### YOUR TASK
Starting with the first line of the data below, copy each line up to and including the one containing "import * as". Pictures stay out.

### GIVEN MATERIAL
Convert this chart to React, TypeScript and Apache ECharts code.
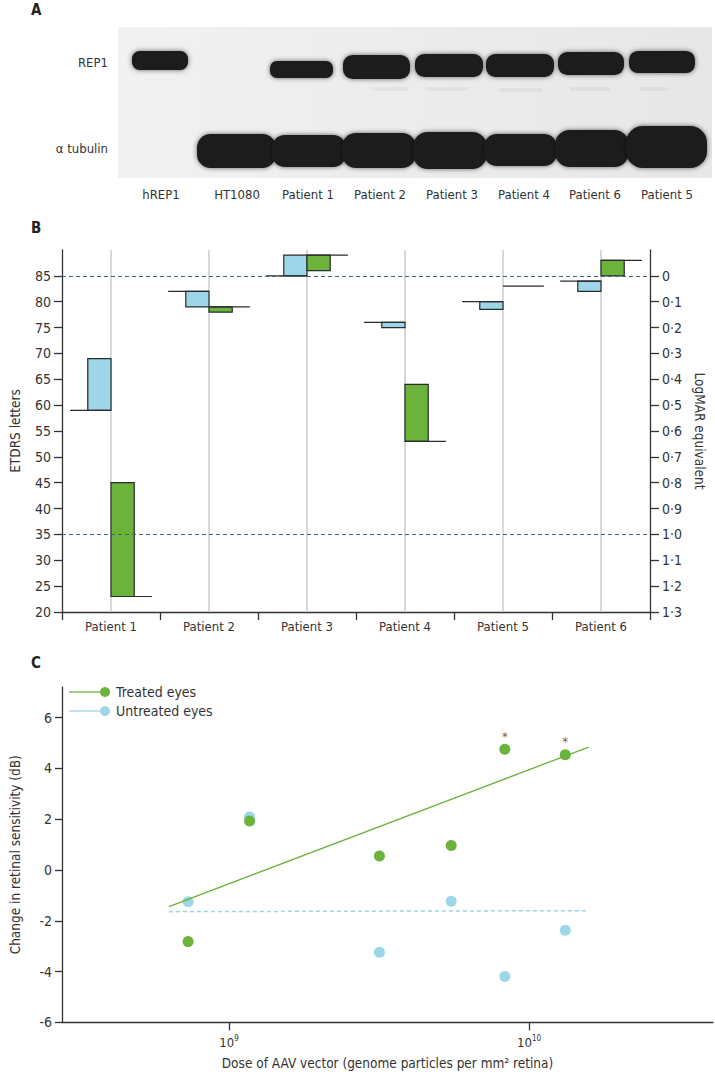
import React, { useEffect, useRef } from "react";
import * as echarts from "echarts";

const FONT = '"Liberation Sans Narrow", "DejaVu Sans Condensed", "Liberation Sans", sans-serif';
const TXT = "#333333";
const BLUE = "#9cd6e8";
const GREEN = "#6cb33c";
const DARK = "#2a2a2a";

// ---------- Panel A (western blot) ----------
const laneLabels = ["hREP1", "HT1080", "Patient 1", "Patient 2", "Patient 3", "Patient 4", "Patient 6", "Patient 5"];
const laneLabelX = [161, 237, 308, 380, 452, 524, 595, 667];
// REP1 bands: [x0, x1, y0, y1]
const rep1Bands = [
  [132, 188, 51, 70],
  [270, 333, 61, 78],
  [343, 410, 55, 79],
  [415, 483, 54, 77],
  [486, 554, 54, 77],
  [558, 624, 52, 75],
  [629, 695, 51, 73],
];
// tubulin bands
const tubulinBands = [
  [197, 276, 134, 168],
  [272, 346, 135, 167],
  [342, 416, 133, 168],
  [413, 487, 132, 169],
  [484, 557, 134, 166],
  [555, 629, 130, 167],
  [626, 707, 126, 168],
];
// faint smudges under REP1
const smudges = [
  [372, 408, 87, 91],
  [427, 468, 87, 91],
  [499, 543, 88, 92],
  [570, 610, 87, 91],
  [640, 668, 87, 91],
];

// ---------- Panel B ----------
const patientsB = ["Patient 1", "Patient 2", "Patient 3", "Patient 4", "Patient 5", "Patient 6"];
const untreatedBaseline = [59, 82, 85, 76, 80, 84];
const untreatedFinal = [69, 79, 89, 75, 78.5, 82];
const treatedBaseline = [23, 79, 89, 53, 83, 88];
const treatedFinal = [45, 78, 86, 64, 83, 85];
const etdrsTicks = [20, 25, 30, 35, 40, 45, 50, 55, 60, 65, 70, 75, 80, 85];
const logmarTicks = [0, 1, 2, 3, 4, 5, 6, 7, 8, 9, 10, 11, 12, 13].map((i) => i / 10);
const referenceLines = [85, 35];

// ---------- Panel C ----------
const doses = [7.3e8, 1.17e9, 3.17e9, 5.5e9, 8.3e9, 1.32e10];
const treatedChange = [-2.82, 1.93, 0.55, 0.96, 4.75, 4.54];
const untreatedChange = [-1.25, 2.09, -3.24, -1.23, -4.19, -2.37];
const significant = [false, false, false, false, true, true];
const fitDoses = [6.3e8, 1.58e10];
const treatedFit = [-1.44, 4.84];
const untreatedFit = [-1.64, -1.6];
const sensTicks = [-6, -4, -2, 0, 2, 4, 6];

export default function App() {
  const ref = useRef<HTMLDivElement>(null);
  useEffect(() => {
    if (!ref.current) return;
    const chart = echarts.init(ref.current, null, { renderer: "svg" });

    const graphics: any[] = [];
    // panel letters
    [["A", 10], ["B", 228], ["C", 663]].forEach(([t, y]) => {
      graphics.push({
        type: "text",
        x: 31,
        y: y as number,
        style: { text: t as string, font: `bold 15px ${FONT}`, fill: "#222", verticalAlign: "middle" },
      });
    });
    // blot background
    graphics.push({
      type: "rect",
      shape: { x: 118, y: 27, width: 594, height: 151 },
      style: {
        fill: new echarts.graphic.LinearGradient(0, 0, 1, 0, [
          { offset: 0, color: "#f1f1f1" },
          { offset: 1, color: "#e7e7e7" },
        ]),
      },
    });
    smudges.forEach(([x0, x1, y0, y1]) => {
      graphics.push({
        type: "rect",
        shape: { x: x0, y: y0, width: x1 - x0, height: y1 - y0, r: 2 },
        style: { fill: "rgba(0,0,0,0.045)", shadowBlur: 4, shadowColor: "rgba(0,0,0,0.06)" },
      });
    });
    const band = (b: number[]) => ({
      type: "rect",
      shape: { x: b[0], y: b[2], width: b[1] - b[0], height: b[3] - b[2], r: (b[3] - b[2]) * 0.4 },
      style: { fill: "#1c1c1c", shadowBlur: 5, shadowColor: "rgba(0,0,0,0.6)" },
    });
    rep1Bands.forEach((b) => graphics.push(band(b)));
    tubulinBands.forEach((b) => graphics.push(band(b)));
    graphics.push({
      type: "text",
      x: 108,
      y: 62,
      style: { text: "REP1", font: `13px ${FONT}`, fill: TXT, align: "right", verticalAlign: "middle" },
    });
    graphics.push({
      type: "text",
      x: 108,
      y: 148,
      style: { text: "α tubulin", font: `13px ${FONT}`, fill: TXT, align: "right", verticalAlign: "middle" },
    });
    laneLabels.forEach((t, i) => {
      graphics.push({
        type: "text",
        x: laneLabelX[i],
        y: 194,
        style: { text: t, font: `13px ${FONT}`, fill: TXT, align: "center", verticalAlign: "middle" },
      });
    });
    // legend panel C
    const legendItems = [
      { name: "Treated eyes", color: GREEN, y: 692 },
      { name: "Untreated eyes", color: BLUE, y: 711 },
    ];
    legendItems.forEach((it) => {
      graphics.push({ type: "line", shape: { x1: 69, y1: it.y, x2: 100, y2: it.y }, style: { stroke: it.color, lineWidth: 1.3 } });
      graphics.push({ type: "circle", shape: { cx: 105, cy: it.y, r: 5 }, style: { fill: it.color } });
      graphics.push({
        type: "text",
        x: 116,
        y: it.y,
        style: { text: it.name, font: `14px ${FONT}`, fill: TXT, verticalAlign: "middle" },
      });
    });

    const axisLineStyle = { color: "#333", width: 1.3 };
    const tickLabelStyle = { fontFamily: FONT, fontSize: 14, color: TXT };

    const barData: number[][] = [];
    patientsB.forEach((_, i) => {
      barData.push([i, untreatedBaseline[i], untreatedFinal[i], 0]);
      barData.push([i, treatedBaseline[i], treatedFinal[i], 1]);
    });

    const option: any = {
      animation: false,
      graphic: graphics,
      grid: [
        { left: 53, top: 250, width: 604, height: 362 },
        { left: 53, top: 687.1, width: 660, height: 335.3 },
      ],
      xAxis: [
        {
          type: "category",
          gridIndex: 0,
          data: patientsB,
          boundaryGap: true,
          axisLine: { onZero: false, lineStyle: axisLineStyle },
          axisTick: { show: true, interval: 0, length: 8, lineStyle: axisLineStyle },
          axisLabel: { ...tickLabelStyle, fontSize: 13, margin: 8, interval: 0 },
          splitLine: { show: false },
        },
        {
          type: "log",
          gridIndex: 1,
          min: Math.pow(10, 8.443),
          max: Math.pow(10, 10.613),
          axisLine: { onZero: false, lineStyle: axisLineStyle },
          axisTick: { show: true, length: 8, lineStyle: axisLineStyle },
          axisLabel: {
            ...tickLabelStyle,
            fontSize: 13,
            margin: 12,
            showMinLabel: false,
            showMaxLabel: false,
            formatter: (v: number) => `10{s|${Math.round(Math.log10(v))}}`,
            rich: { s: { fontFamily: FONT, fontSize: 8, color: TXT, verticalAlign: "top", padding: [0, 0, 8, 0] } },
          },
          splitLine: { show: false },
          minorTick: { show: false },
          name: "Dose of AAV vector (genome particles per mm² retina)",
          nameLocation: "middle",
          nameGap: 34,
          nameTextStyle: { fontFamily: FONT, fontSize: 13.5, color: TXT },
        },
      ],
      yAxis: [
        {
          type: "value",
          gridIndex: 0,
          min: 20,
          max: 90,
          interval: 5,
          axisLine: { show: true, onZero: false, lineStyle: axisLineStyle },
          axisTick: { show: true, length: 8, lineStyle: axisLineStyle, customValues: etdrsTicks },
          axisLabel: { ...tickLabelStyle, margin: 11, customValues: etdrsTicks },
          splitLine: { show: false },
          name: "ETDRS letters",
          nameLocation: "middle",
          nameGap: 40,
          nameTextStyle: { fontFamily: FONT, fontSize: 13.5, color: TXT },
        },
        {
          type: "value",
          gridIndex: 0,
          position: "right",
          min: -0.1,
          max: 1.3,
          interval: 0.1,
          inverse: true,
          axisLine: { show: true, onZero: false, lineStyle: axisLineStyle },
          axisTick: { show: true, length: 9, lineStyle: axisLineStyle, customValues: logmarTicks },
          axisLabel: {
            ...tickLabelStyle,
            margin: 12,
            customValues: logmarTicks,
            formatter: (v: number) => (Math.abs(v) < 1e-9 ? "0" : v.toFixed(1).replace(".", "·")),
          },
          splitLine: { show: false },
          name: "LogMAR equivalent",
          nameLocation: "middle",
          nameRotate: -90,
          nameGap: 43,
          nameTextStyle: { fontFamily: FONT, fontSize: 13.5, color: TXT },
        },
        {
          type: "value",
          gridIndex: 1,
          min: -6,
          max: 7.2,
          interval: 2,
          axisLine: { show: true, onZero: false, lineStyle: axisLineStyle },
          axisTick: { show: true, length: 7, lineStyle: axisLineStyle, customValues: sensTicks },
          axisLabel: { ...tickLabelStyle, margin: 10, customValues: sensTicks },
          splitLine: { show: false },
          name: "Change in retinal sensitivity (dB)",
          nameLocation: "middle",
          nameGap: 40,
          nameTextStyle: { fontFamily: FONT, fontSize: 13.5, color: TXT },
        },
      ],
      series: [
        {
          type: "custom",
          xAxisIndex: 0,
          yAxisIndex: 0,
          z: 1,
          silent: true,
          data: patientsB.map((_, i) => [i]),
          renderItem: (params: any, api: any) => {
            const i = api.value(0);
            const p1 = api.coord([i, 90]);
            const p2 = api.coord([i, 20]);
            return {
              type: "line",
              shape: { x1: p1[0], y1: p1[1], x2: p2[0], y2: p2[1] },
              style: { stroke: "#c3cdd5", lineWidth: 1.5 },
            };
          },
          markLine: {
            silent: true,
            symbol: "none",
            label: { show: false },
            lineStyle: { color: "#3f6579", type: [4, 3], width: 1 },
            data: referenceLines.map((v) => ({ yAxis: v })),
          },
        },
        {
          type: "custom",
          xAxisIndex: 0,
          yAxisIndex: 0,
          z: 3,
          silent: true,
          data: barData,
          renderItem: (params: any, api: any) => {
            const cat = api.value(0);
            const base = api.value(1);
            const fin = api.value(2);
            const side = api.value(3);
            const bw = api.size([1, 0])[0];
            const boxW = bw * 0.237;
            const lineW = bw * 0.18;
            const pb = api.coord([cat, base]);
            const pf = api.coord([cat, fin]);
            const cx = pb[0];
            const children: any[] = [];
            const h = Math.abs(pb[1] - pf[1]);
            if (h > 0.1) {
              children.push({
                type: "rect",
                shape: { x: side === 0 ? cx - boxW : cx, y: Math.min(pb[1], pf[1]), width: boxW, height: h },
                style: { fill: side === 0 ? BLUE : GREEN, stroke: DARK, lineWidth: 1.2 },
              });
            }
            children.push({
              type: "line",
              shape:
                side === 0
                  ? { x1: cx - boxW - lineW, y1: pb[1], x2: cx, y2: pb[1] }
                  : { x1: cx, y1: pb[1], x2: cx + boxW + lineW, y2: pb[1] },
              style: { stroke: DARK, lineWidth: 1.2 },
            });
            return { type: "group", children };
          },
        },
        {
          type: "line",
          name: "Untreated fit",
          xAxisIndex: 1,
          yAxisIndex: 2,
          showSymbol: false,
          silent: true,
          data: fitDoses.map((d, i) => [d, untreatedFit[i]]),
          lineStyle: { color: BLUE, width: 1.5, type: [4, 3] },
        },
        {
          type: "line",
          name: "Treated fit",
          xAxisIndex: 1,
          yAxisIndex: 2,
          showSymbol: false,
          silent: true,
          data: fitDoses.map((d, i) => [d, treatedFit[i]]),
          lineStyle: { color: GREEN, width: 1.3 },
        },
        {
          type: "scatter",
          name: "Untreated eyes",
          xAxisIndex: 1,
          yAxisIndex: 2,
          symbolSize: 11,
          itemStyle: { color: BLUE, opacity: 1 },
          data: doses.map((d, i) => [d, untreatedChange[i]]),
        },
        {
          type: "scatter",
          name: "Treated eyes",
          xAxisIndex: 1,
          yAxisIndex: 2,
          symbolSize: 11,
          itemStyle: { color: GREEN, opacity: 1 },
          data: doses.map((d, i) => ({
            value: [d, treatedChange[i]],
            label: significant[i]
              ? { show: true, formatter: "*", position: "top", distance: 1, color: "#666", fontSize: 13, fontFamily: FONT }
              : { show: false },
          })),
        },
      ],
    };
    chart.setOption(option);
    return () => chart.dispose();
  }, []);
  return <div ref={ref} style={{ position: "absolute", left: 0, top: 0, width: 715, height: 1074 }} />;
}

### EXPECTED OUTPUT
Convert this chart to React, TypeScript and Apache ECharts code.
import React, { useEffect, useRef } from "react";
import * as echarts from "echarts";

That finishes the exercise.